◆ EXERCISE BRIEF: Find each line containing the string "with". Copy it.
+++ MATERIAL
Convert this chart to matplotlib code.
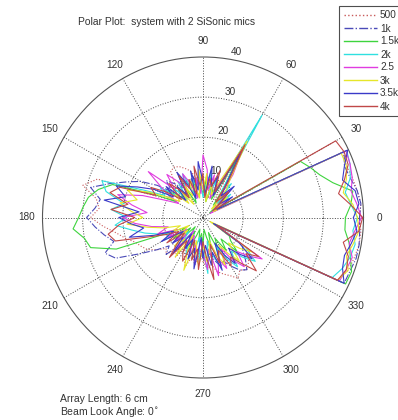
++++++
+++ MATERIAL
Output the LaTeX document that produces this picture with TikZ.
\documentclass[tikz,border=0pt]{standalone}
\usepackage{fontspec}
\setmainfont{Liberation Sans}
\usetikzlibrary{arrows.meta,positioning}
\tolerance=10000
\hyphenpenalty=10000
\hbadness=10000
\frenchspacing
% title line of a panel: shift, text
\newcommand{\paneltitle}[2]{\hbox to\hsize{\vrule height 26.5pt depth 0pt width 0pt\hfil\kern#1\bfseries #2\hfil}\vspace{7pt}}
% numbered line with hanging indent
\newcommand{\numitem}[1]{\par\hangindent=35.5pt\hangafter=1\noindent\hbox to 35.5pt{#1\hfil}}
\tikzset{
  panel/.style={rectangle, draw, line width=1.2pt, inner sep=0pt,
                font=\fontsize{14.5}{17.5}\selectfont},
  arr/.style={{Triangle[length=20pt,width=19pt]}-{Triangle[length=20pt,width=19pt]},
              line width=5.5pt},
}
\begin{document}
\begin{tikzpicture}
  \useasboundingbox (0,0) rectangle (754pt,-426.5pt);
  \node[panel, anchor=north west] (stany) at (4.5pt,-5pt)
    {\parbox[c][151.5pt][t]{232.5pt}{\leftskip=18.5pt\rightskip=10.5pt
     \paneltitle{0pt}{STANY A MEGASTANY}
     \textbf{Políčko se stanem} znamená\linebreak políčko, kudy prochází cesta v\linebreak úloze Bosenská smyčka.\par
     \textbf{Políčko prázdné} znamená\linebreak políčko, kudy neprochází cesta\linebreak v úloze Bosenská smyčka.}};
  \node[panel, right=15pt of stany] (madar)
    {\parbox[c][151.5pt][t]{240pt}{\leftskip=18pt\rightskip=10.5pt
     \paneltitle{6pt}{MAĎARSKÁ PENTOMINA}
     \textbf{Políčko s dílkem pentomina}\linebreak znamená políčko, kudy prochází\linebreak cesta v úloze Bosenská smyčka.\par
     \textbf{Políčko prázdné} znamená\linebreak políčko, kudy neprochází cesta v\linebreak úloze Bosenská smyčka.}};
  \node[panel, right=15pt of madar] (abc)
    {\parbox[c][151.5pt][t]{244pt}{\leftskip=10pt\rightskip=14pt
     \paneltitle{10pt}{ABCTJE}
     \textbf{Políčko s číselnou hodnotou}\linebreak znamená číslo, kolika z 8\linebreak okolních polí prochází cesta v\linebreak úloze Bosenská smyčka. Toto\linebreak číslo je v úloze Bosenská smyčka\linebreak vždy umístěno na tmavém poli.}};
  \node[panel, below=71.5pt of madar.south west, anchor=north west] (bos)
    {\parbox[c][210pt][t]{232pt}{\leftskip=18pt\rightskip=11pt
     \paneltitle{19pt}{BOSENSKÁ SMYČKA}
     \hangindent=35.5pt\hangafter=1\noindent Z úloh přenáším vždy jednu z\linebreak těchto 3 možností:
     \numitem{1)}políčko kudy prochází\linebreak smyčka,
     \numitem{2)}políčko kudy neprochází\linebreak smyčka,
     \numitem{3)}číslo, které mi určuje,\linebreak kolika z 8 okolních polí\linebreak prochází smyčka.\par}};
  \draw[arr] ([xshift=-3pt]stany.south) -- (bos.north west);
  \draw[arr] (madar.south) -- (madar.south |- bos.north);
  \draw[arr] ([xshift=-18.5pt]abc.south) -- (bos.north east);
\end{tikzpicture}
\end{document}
++++++
+++ MATERIAL
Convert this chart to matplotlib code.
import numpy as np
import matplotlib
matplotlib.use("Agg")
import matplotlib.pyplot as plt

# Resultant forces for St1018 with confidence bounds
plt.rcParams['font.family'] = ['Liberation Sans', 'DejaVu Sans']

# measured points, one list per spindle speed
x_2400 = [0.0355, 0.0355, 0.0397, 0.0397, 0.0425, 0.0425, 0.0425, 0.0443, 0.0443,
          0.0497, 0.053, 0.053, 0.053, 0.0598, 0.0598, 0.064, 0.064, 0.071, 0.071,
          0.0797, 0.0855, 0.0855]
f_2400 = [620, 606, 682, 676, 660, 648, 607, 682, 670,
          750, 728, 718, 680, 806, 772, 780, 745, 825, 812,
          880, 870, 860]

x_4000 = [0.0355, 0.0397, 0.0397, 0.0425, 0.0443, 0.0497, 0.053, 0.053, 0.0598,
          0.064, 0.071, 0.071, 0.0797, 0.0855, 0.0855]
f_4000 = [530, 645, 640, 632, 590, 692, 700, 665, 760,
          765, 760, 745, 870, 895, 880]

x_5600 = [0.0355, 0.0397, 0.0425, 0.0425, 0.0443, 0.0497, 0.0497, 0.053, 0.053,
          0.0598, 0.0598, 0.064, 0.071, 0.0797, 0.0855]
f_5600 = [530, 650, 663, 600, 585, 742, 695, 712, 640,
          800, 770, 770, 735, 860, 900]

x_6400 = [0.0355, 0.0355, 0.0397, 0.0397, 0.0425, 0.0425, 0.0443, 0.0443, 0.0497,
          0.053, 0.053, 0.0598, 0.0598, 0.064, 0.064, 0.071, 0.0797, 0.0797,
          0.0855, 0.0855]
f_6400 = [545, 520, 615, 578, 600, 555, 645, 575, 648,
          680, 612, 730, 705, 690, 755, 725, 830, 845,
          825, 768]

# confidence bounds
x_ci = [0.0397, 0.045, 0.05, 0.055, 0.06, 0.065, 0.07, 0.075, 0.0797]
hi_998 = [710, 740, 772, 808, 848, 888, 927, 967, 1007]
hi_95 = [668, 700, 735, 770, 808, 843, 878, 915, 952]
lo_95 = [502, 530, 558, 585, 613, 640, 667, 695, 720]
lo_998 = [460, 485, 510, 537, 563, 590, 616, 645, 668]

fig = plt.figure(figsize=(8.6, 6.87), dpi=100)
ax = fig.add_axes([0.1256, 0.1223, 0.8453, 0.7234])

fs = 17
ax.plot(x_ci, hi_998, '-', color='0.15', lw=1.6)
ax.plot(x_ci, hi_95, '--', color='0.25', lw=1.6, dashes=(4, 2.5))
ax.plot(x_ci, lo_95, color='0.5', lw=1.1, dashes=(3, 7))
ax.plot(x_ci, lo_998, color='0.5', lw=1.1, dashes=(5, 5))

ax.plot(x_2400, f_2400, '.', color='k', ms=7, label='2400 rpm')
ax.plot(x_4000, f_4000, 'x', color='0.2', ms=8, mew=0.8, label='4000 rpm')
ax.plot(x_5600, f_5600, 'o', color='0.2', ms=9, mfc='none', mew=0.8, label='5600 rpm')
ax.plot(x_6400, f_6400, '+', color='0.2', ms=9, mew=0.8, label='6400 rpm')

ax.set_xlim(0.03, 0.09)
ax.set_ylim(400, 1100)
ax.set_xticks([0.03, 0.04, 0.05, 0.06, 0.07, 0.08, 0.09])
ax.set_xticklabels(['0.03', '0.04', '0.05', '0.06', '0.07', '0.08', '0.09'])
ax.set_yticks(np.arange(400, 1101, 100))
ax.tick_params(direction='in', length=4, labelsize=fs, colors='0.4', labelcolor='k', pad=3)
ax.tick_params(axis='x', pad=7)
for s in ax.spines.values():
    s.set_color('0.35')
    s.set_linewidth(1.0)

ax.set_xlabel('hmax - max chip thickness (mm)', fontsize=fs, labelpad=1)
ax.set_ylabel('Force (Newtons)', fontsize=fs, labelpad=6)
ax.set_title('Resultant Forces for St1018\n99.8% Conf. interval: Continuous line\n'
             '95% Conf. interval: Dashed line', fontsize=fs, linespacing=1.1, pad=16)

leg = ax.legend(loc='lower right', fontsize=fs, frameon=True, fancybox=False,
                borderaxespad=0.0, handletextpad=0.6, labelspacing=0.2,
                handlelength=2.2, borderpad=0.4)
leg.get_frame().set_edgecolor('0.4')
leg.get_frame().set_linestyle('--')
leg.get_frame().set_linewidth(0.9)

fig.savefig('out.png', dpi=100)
++++++
◆ ANSWER TO THE TASK:
Output the LaTeX document that produces this picture with TikZ.
% numbered line with hanging indent
# Resultant forces for St1018 with confidence bounds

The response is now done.